C’est ce que défend l’actuaire Olivier Berruyer à grand renfort de schémas sur son blog. Il égrène :« Cette année la France aura au mieux 200 milliards d’euros de recettes pour 300 milliards de dépenses. Soit 100 milliards de déficit, qui vont s’ajouter aux dettes qui arrivent à échéance l’an prochain. Au total, l’Etat va devoir emprunter 400 milliards en 2012. C’est énorme, c’est comme s’il fallait trouver 10 millions d’épargnants prêtant 40 000 euros. Si on les trouve tant mieux, mais on ne fera que repousser le jour où on ne trouvera plus personne pour nous prêter de l’argent. »

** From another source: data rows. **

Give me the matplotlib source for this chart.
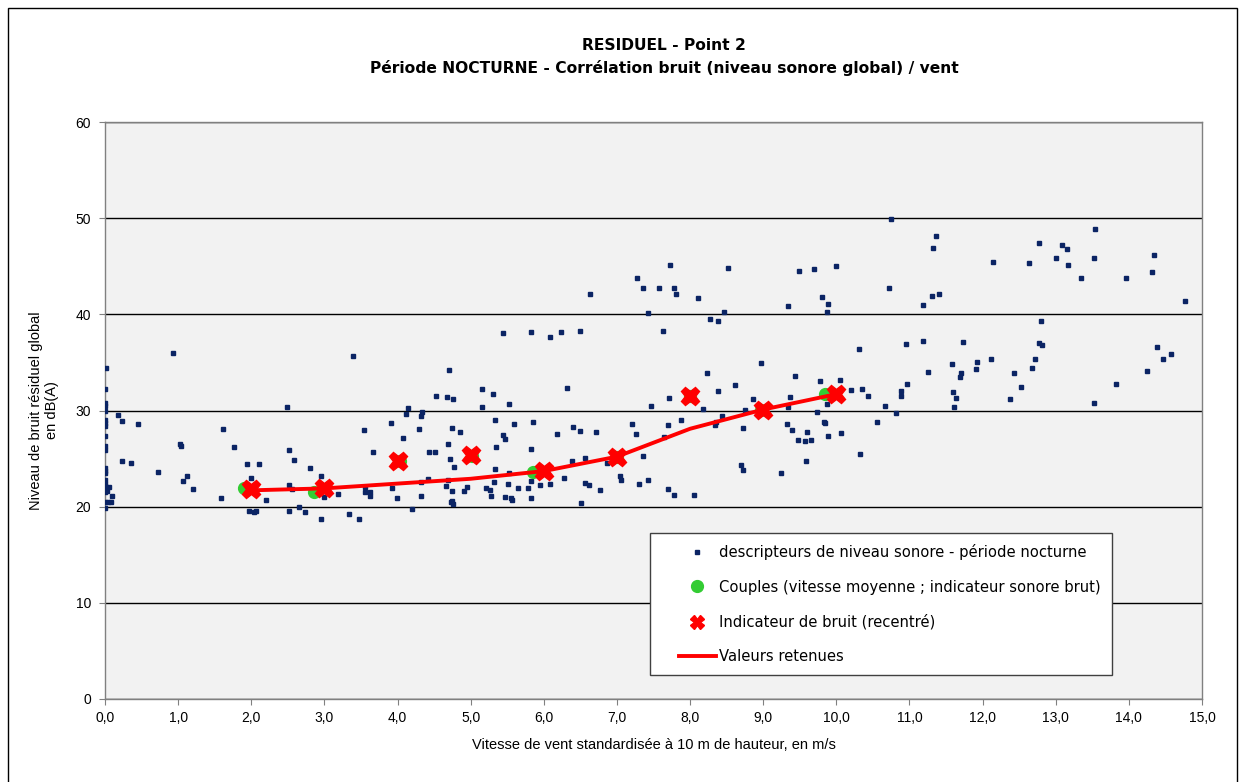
import matplotlib
matplotlib.use("Agg")
import matplotlib.pyplot as plt
from matplotlib.lines import Line2D
from matplotlib.legend_handler import HandlerLine2D
from matplotlib.patches import Rectangle
from matplotlib.ticker import FuncFormatter, MultipleLocator

plt.rcParams["font.family"] = ["Liberation Sans", "DejaVu Sans"]

# descripteurs de niveau sonore (vitesse de vent m/s, niveau dB(A))
vent = [
    0.93, 0.01, 0.0, 0.0, 0.0, 0.0, 2.49, 0.18, 0.23, 0.45, 0.0, 0.0, 0.0, 1.62, 0.0, 1.77, 1.02,
    1.04, 2.52, 0.0, 0.0, 0.23, 0.36, 1.94, 2.10, 0.0, 0.0, 0.0, 0.72, 1.12, 1.07, 2.0, 0.0, 0.0,
    0.0, 0.05, 0.0, 0.03, 1.21, 0.1, 0.0, 0.04, 0.08, 1.58, 2.2, 0.0, 1.97, 2.04, 2.07, 2.51, 2.52,
    3.39, 4.71, 4.52, 4.67, 4.76, 4.14, 4.11, 4.33, 4.32, 3.91, 3.54, 4.3, 4.75, 4.85, 4.08, 4.69,
    2.59, 3.66, 4.43, 4.51, 4.72, 4.77, 2.80, 2.95, 4.42, 4.32, 4.69, 3.56, 3.93, 4.66, 4.95, 2.56,
    3.55, 3.62, 3.63, 3.19, 2.99, 4.74, 4.91, 3.99, 4.32, 4.74, 4.76, 4.73, 2.65, 2.73, 4.2, 3.34,
    3.47, 2.96,
    7.27, 7.36, 7.58, 6.63, 7.43, 5.44, 5.83, 6.09, 6.23, 6.49, 5.16, 5.31, 5.16, 5.53, 6.32, 7.47,
    5.33, 5.59, 5.85, 7.21, 7.26, 6.4, 6.5, 6.72, 6.18, 5.44, 5.47, 5.35, 5.82, 7.35, 6.39, 6.57,
    5.33, 5.52, 5.83, 5.95, 6.08, 6.28, 5.32, 5.51, 5.21, 5.27, 5.65, 5.79, 5.28, 5.47, 5.55, 5.56,
    5.82, 6.56, 6.62, 6.77, 7.04, 7.05, 7.30, 7.43, 6.51, 6.87,
    7.73, 8.52, 9.49, 9.69, 10.0, 7.78, 7.81, 8.11, 9.34, 9.8, 9.88, 9.87, 8.47, 8.27, 8.38, 7.63,
    8.97, 9.44, 8.23, 8.61, 9.78, 7.71, 8.05, 8.38, 8.86, 9.37, 9.34, 8.18, 8.44, 8.75, 9.74, 9.87,
    9.98, 7.7, 7.88, 8.35, 8.34, 8.73, 9.33, 9.39, 9.83, 9.84, 9.88, 9.6, 9.47, 9.57, 9.66, 7.64,
    9.59, 8.7, 8.73, 9.24, 7.7, 7.78, 8.05,
    10.75, 11.36, 11.32, 12.14, 10.72, 11.31, 11.4, 11.19, 10.31, 10.95, 11.18, 11.73, 12.12, 11.92,
    11.91, 11.25, 11.58, 11.7, 11.69, 12.43, 12.52, 12.37, 10.97, 10.05, 10.2, 10.35, 10.43, 10.88,
    10.89, 11.59, 11.63, 11.61, 10.66, 10.81, 10.56, 10.06, 10.32,
    13.54, 12.77, 13.08, 13.16, 13.0, 13.52, 13.17, 12.63, 14.35, 14.32, 13.35, 13.96, 14.77, 12.8,
    12.77, 12.81, 12.72, 12.67, 14.39, 14.58, 14.47, 14.25, 13.83, 13.53,
]
niveau = [
    36.0, 34.4, 32.2, 30.8, 30.5, 30.0, 30.4, 29.5, 28.9, 28.6, 29.0, 28.7, 28.4, 28.1, 27.4, 26.2, 26.5,
    26.3, 25.9, 26.3, 25.9, 24.7, 24.5, 24.4, 24.4, 24.0, 23.7, 23.5, 23.6, 23.2, 22.7, 23.0, 22.8, 22.4,
    22.1, 22.0, 21.5, 21.6, 21.8, 21.1, 20.5, 20.5, 20.5, 20.9, 20.7, 19.9, 19.5, 19.4, 19.5, 19.6, 22.3,
    35.7, 34.2, 31.5, 31.4, 31.2, 30.3, 29.6, 29.8, 29.4, 28.7, 28.0, 28.1, 28.2, 27.8, 27.1, 26.5,
    24.9, 25.7, 25.7, 25.7, 25.0, 24.1, 24.0, 23.2, 22.9, 22.6, 22.8, 22.0, 21.9, 22.1, 22.0, 21.8,
    21.5, 21.5, 21.1, 21.3, 21.0, 21.6, 21.6, 20.9, 21.1, 20.6, 20.3, 20.5, 20.0, 19.4, 19.8, 19.2,
    18.7, 18.7,
    43.8, 42.7, 42.7, 42.1, 40.1, 38.1, 38.2, 37.6, 38.2, 38.3, 32.2, 31.7, 30.4, 30.7, 32.3, 30.5,
    29.0, 28.6, 28.8, 28.6, 27.6, 28.3, 27.9, 27.8, 27.6, 27.5, 27.0, 26.2, 26.0, 25.3, 24.7, 25.1,
    23.9, 23.5, 22.7, 22.3, 22.4, 23.0, 22.6, 22.4, 21.9, 21.7, 21.9, 21.9, 21.1, 21.0, 20.9, 20.7,
    20.9, 22.5, 22.3, 21.7, 23.2, 22.8, 22.4, 22.8, 20.4, 24.5,
    45.1, 44.8, 44.5, 44.7, 45.0, 42.7, 42.1, 41.7, 40.9, 41.8, 41.1, 40.2, 40.2, 39.5, 39.3, 38.3,
    34.9, 33.6, 33.9, 32.7, 33.1, 31.3, 31.9, 32.0, 31.2, 31.4, 30.4, 30.2, 29.4, 30.1, 29.8, 30.7,
    31.5, 28.5, 29.0, 28.8, 28.5, 28.2, 28.6, 28.0, 28.8, 28.7, 27.4, 27.8, 26.9, 26.8, 26.9, 27.2,
    24.8, 24.3, 23.8, 23.5, 21.8, 21.2, 21.2,
    49.9, 48.1, 46.9, 45.4, 42.7, 41.9, 42.1, 41.0, 36.4, 36.9, 37.2, 37.1, 35.4, 35.0,
    34.3, 34.0, 34.8, 33.9, 33.5, 33.9, 32.4, 31.2, 32.8, 33.2, 32.1, 32.2, 31.5, 32.0,
    31.5, 31.9, 31.3, 30.4, 30.5, 29.7, 28.8, 27.7, 25.5,
    48.9, 47.4, 47.2, 46.8, 45.9, 45.9, 45.1, 45.3, 46.2, 44.4, 43.8, 43.8, 41.4, 39.3,
    37.0, 36.8, 35.4, 34.4, 36.6, 35.9, 35.4, 34.1, 32.8, 30.8,
]

# couples (vitesse moyenne ; indicateur sonore brut)
couples_vent = [1.9, 2.86, 4.03, 5.02, 5.85, 7.0, 8.0, 8.97, 9.85]
couples_niveau = [21.9, 21.5, 24.8, 25.3, 23.6, 25.2, 31.5, 30.1, 31.7]

# indicateur de bruit recentré et valeurs retenues par classe de vent
classes_vent = [2, 3, 4, 5, 6, 7, 8, 9, 10]
indicateur = [21.8, 21.9, 24.8, 25.4, 23.7, 25.2, 31.5, 30.1, 31.7]
retenues = [21.7, 21.9, 22.4, 22.9, 23.7, 25.2, 28.1, 30.1, 31.7]

fig = plt.figure(figsize=(12.43, 7.82), dpi=100)
fig.patch.set_facecolor("white")
fig.patches.append(Rectangle((8 / 1243, -0.05), 1229 / 1243, 1.05 - 8 / 782,
                             transform=fig.transFigure, fill=False,
                             edgecolor="black", linewidth=1.0))

ax = fig.add_axes([105 / 1243, 1 - 699 / 782, 1097 / 1243, 577 / 782])
ax.set_facecolor("#F2F2F2")

ax.plot(vent, niveau, linestyle="none", marker="s", markersize=3.4,
        color="#0B2464", label="descripteurs de niveau sonore - période nocturne", zorder=3)
ax.plot(couples_vent, couples_niveau, linestyle="none", marker="o", markersize=8.5,
        color="#33CC33", label="Couples (vitesse moyenne ; indicateur sonore brut)", zorder=4)
ax.plot(classes_vent, indicateur, linestyle="none", marker="X", markersize=13,
        color="#FF0000", label="Indicateur de bruit (recentré)", zorder=6)
ax.plot(classes_vent, retenues, color="#FF0000", linewidth=2.8,
        label="Valeurs retenues", zorder=5)

ax.set_xlim(0, 15)
ax.set_ylim(0, 60)
ax.xaxis.set_major_locator(MultipleLocator(1))
ax.yaxis.set_major_locator(MultipleLocator(10))
ax.xaxis.set_major_formatter(FuncFormatter(lambda v, p: f"{v:.1f}".replace(".", ",")))
ax.yaxis.grid(True, color="black", linewidth=1.0)
ax.set_axisbelow(True)
for side in ["top", "right", "left", "bottom"]:
    ax.spines[side].set_color("#808080")
    ax.spines[side].set_linewidth(1.0)
ax.tick_params(axis="both", direction="out", length=4, color="#808080",
               labelsize=10, pad=6)
ax.tick_params(axis="x", pad=5)

ax.set_xlabel("Vitesse de vent standardisée à 10 m de hauteur, en m/s",
              fontsize=10.5, labelpad=9)
ax.set_ylabel("Niveau de bruit résiduel global\nen dB(A)", fontsize=10.5, labelpad=12)

fig.text(664 / 1243, 1 - 45 / 782, "RESIDUEL - Point 2", ha="center", va="center",
         fontsize=11.2, fontweight="bold", family=["DejaVu Sans"])
fig.text(664 / 1243, 1 - 68 / 782,
         "Période NOCTURNE - Corrélation bruit (niveau sonore global) / vent",
         ha="center", va="center", fontsize=11.2, fontweight="bold", family=["DejaVu Sans"])

# legend keys sit in the right part of a wide handle box
leg = ax.legend(loc="upper left", bbox_to_anchor=((650 - 105) / 1097, (699 - 533) / 577),
                prop={"family": "DejaVu Sans", "size": 10.6}, frameon=True,
                fancybox=False, edgecolor="#404040", labelspacing=1.33, borderpad=0.75,
                handlelength=3.75, handletextpad=0.2, borderaxespad=0,
                handler_map={Line2D: HandlerLine2D(xpad=1.2)})
leg.legend_handles[2].set_markersize(10)
leg.get_frame().set_facecolor("white")
leg.get_frame().set_alpha(1)
leg.get_frame().set_linewidth(1.0)

fig.savefig("out.png", dpi=100)
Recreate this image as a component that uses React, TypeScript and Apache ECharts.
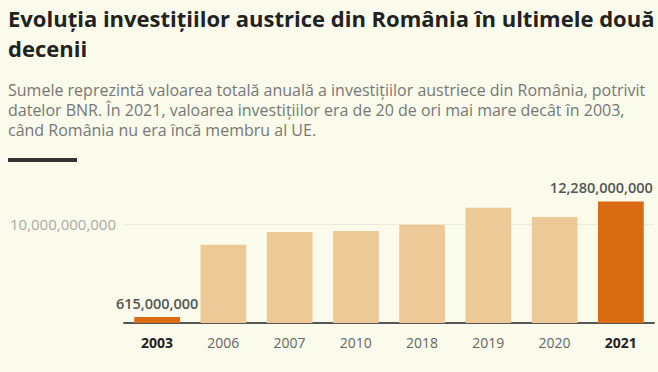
import { useEffect, useRef } from 'react';
import * as echarts from 'echarts';

const years = ['2003', '2006', '2007', '2010', '2018', '2019', '2020', '2021'];
const investments = [615000000, 7900000000, 9200000000, 9300000000, 9930000000, 11650000000, 10700000000, 12280000000];
const highlightedYears = ['2003', '2021'];
const labelledYears = ['2003', '2021'];
const yTickValues = [10000000000];
const titleText = 'Evoluția investițiilor austrice din România în ultimele două\ndecenii';
const subtitleText =
  'Sumele reprezintă valoarea totală anuală a investițiilor austriece din România, potrivit\n' +
  'datelor BNR. În 2021, valoarea investițiilor era de 20 de ori mai mare decât în 2003,\n' +
  'când România nu era încă membru al UE.';

const BG = '#fafbea';
const FONT = '"Open Sans", "Noto Sans", sans-serif';
const fmt = (v: number) => v.toLocaleString('en-US');

export default function App() {
  const ref = useRef<HTMLDivElement>(null);
  useEffect(() => {
    if (!ref.current) return;
    const chart = echarts.init(ref.current, null, { renderer: 'svg' });
    const data = years.map((y, i) => {
      const hl = highlightedYears.includes(y);
      const item: any = {
        value: investments[i],
        itemStyle: { color: hl ? '#d96b12' : '#ecc997' },
      };
      if (labelledYears.includes(y)) {
        const last = i === years.length - 1;
        item.label = {
          show: true,
          position: 'top',
          distance: 6,
          formatter: (p: any) => fmt(p.value),
          color: '#555',
          fontSize: 14.5,
          fontWeight: 600,
          fontFamily: FONT,
          textBorderColor: BG,
          textBorderWidth: 3,
          align: last ? 'right' : 'center',
          offset: last ? [32, 0] : [0, 0],
        };
      }
      return item;
    });
    chart.setOption({
      animation: false,
      backgroundColor: BG,
      textStyle: { fontFamily: FONT },
      title: [
        {
          text: titleText,
          left: 8,
          top: 3,
          padding: 0,
          textStyle: { fontSize: 22, fontWeight: 700, color: '#222', lineHeight: 30, fontFamily: FONT },
        },
        {
          text: subtitleText,
          left: 8,
          top: 80,
          padding: 0,
          textStyle: { fontSize: 16, fontWeight: 400, color: '#777', lineHeight: 20, fontFamily: FONT },
        },
      ],
      graphic: [
        { type: 'rect', shape: { x: 8, y: 158, width: 69, height: 4 }, style: { fill: '#333' } },
      ],
      grid: { left: 124, right: 4, top: 125, bottom: 49, containLabel: false },
      xAxis: {
        type: 'category',
        data: years,
        axisLine: { lineStyle: { color: '#555', width: 2 } },
        axisTick: { alignWithLabel: true, length: 4, lineStyle: { color: '#555', width: 1 } },
        axisLabel: {
          margin: 12,
          formatter: (v: string) => (highlightedYears.includes(v) ? `{b|${v}}` : `{n|${v}}`),
          rich: {
            b: { fontSize: 14, fontWeight: 700, color: '#222', fontFamily: FONT },
            n: { fontSize: 14, fontWeight: 400, color: '#666', fontFamily: FONT },
          },
        },
      },
      yAxis: {
        type: 'value',
        min: 0,
        max: 20000000000,
        interval: 10000000000,
        axisLine: { show: false },
        axisTick: { show: false },
        axisLabel: {
          margin: 8,
          fontSize: 15,
          color: '#aaa',
          fontFamily: FONT,
          showMinLabel: false,
          showMaxLabel: false,
          formatter: (v: number) => (yTickValues.includes(v) ? fmt(v) : ''),
        },
        splitLine: { show: true, showMinLine: false, showMaxLine: false, lineStyle: { color: '#ebebdc', width: 1 } },
      },
      series: [
        {
          type: 'bar',
          data,
          barCategoryGap: '31%',
        },
      ],
    });
    return () => chart.dispose();
  }, []);
  return (
    <div
      ref={ref}
      style={{ position: 'fixed', left: 0, top: 0, width: 658, height: 372, background: BG }}
    />
  );
}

Il est persuadé que jamais l’Europe ne pourra rembourser ses créances, car l’austérité n’est pas une solution et car la croissance ne reviendra jamais. Pour lui, l’Europe fera forcément défaut, bientôt. Son idée : prendre les devants et décider de ne pas rembourser. « On décrète que la dette française ne vaut plus que 30% de sa valeur. » Autrement dit, tous les créanciers perdent 70% de leur mise.
Inconvénients :
C’est un scénario si peu étudié que l’on a du mal à évaluer ses conséquences en cascade. Mais la première réaction serait à coup sûr la faillite de la plupart des banques et assurances qui détiennent de la dette européenne. La solution d’Olivier Berruyer ? « Il faudra nationaliser ces établissements et transmettre les pertes sur les actionnaires. » Ce qui veut dire que beaucoup de particuliers perdraient leur assurance-vie, leur épargne, etc. « Environ 10% de la population française détient 70% du patrimoine placé en France. C’est elle qui va y perdre. Mais c’est elle aussi qui a pris des risques. Moi je n’ai rien placé et Liliane Bettencourt dispose de 600 millions d’euros d’assurance-vie. C’est à elle de payer pas à moi. Un défaut d’État revient finalement à une forme de perception des impôts qui n’ont pas été payé par le passé », ironise le blogueur. Pas sûr que les titulaires d’assurance-vie soient du même avis.
Un Etat qui a fait défaut aura ensuite du mal à se faire prêter de l’argent pendant longtemps. C’est ce que nous expliquait l’économiste Alexandre Delaigue pour assurer que la Grèce n’a pas intérêt à cesser de rembourser sa dette. Si elle choisit la solution d’Olivier Berruyer, l’Europe sera donc privée d’emprunts. « Je n’ai jamais dit qu’un défaut était une solution miracle, se défend l’actuaire. C’est une situation très compliquée, mais j’estime qu’elle est plus favorable que la situation actuelle. » Celui-ci préconise, avoir adopté une règle d’or, de financer les besoins de l’Etat, qu’il estime à 30 milliards d’euros après défaut, par de nouveaux impôts. Est-ce beaucoup ? C’est plus que les deux plans de rigueur imposés cet été en France, mais cela représente environ 1% du patrimoine financier français, justifie Olivier Berruyer. Ces sommes pourront en tout cas servir à financer la transition de nos économies.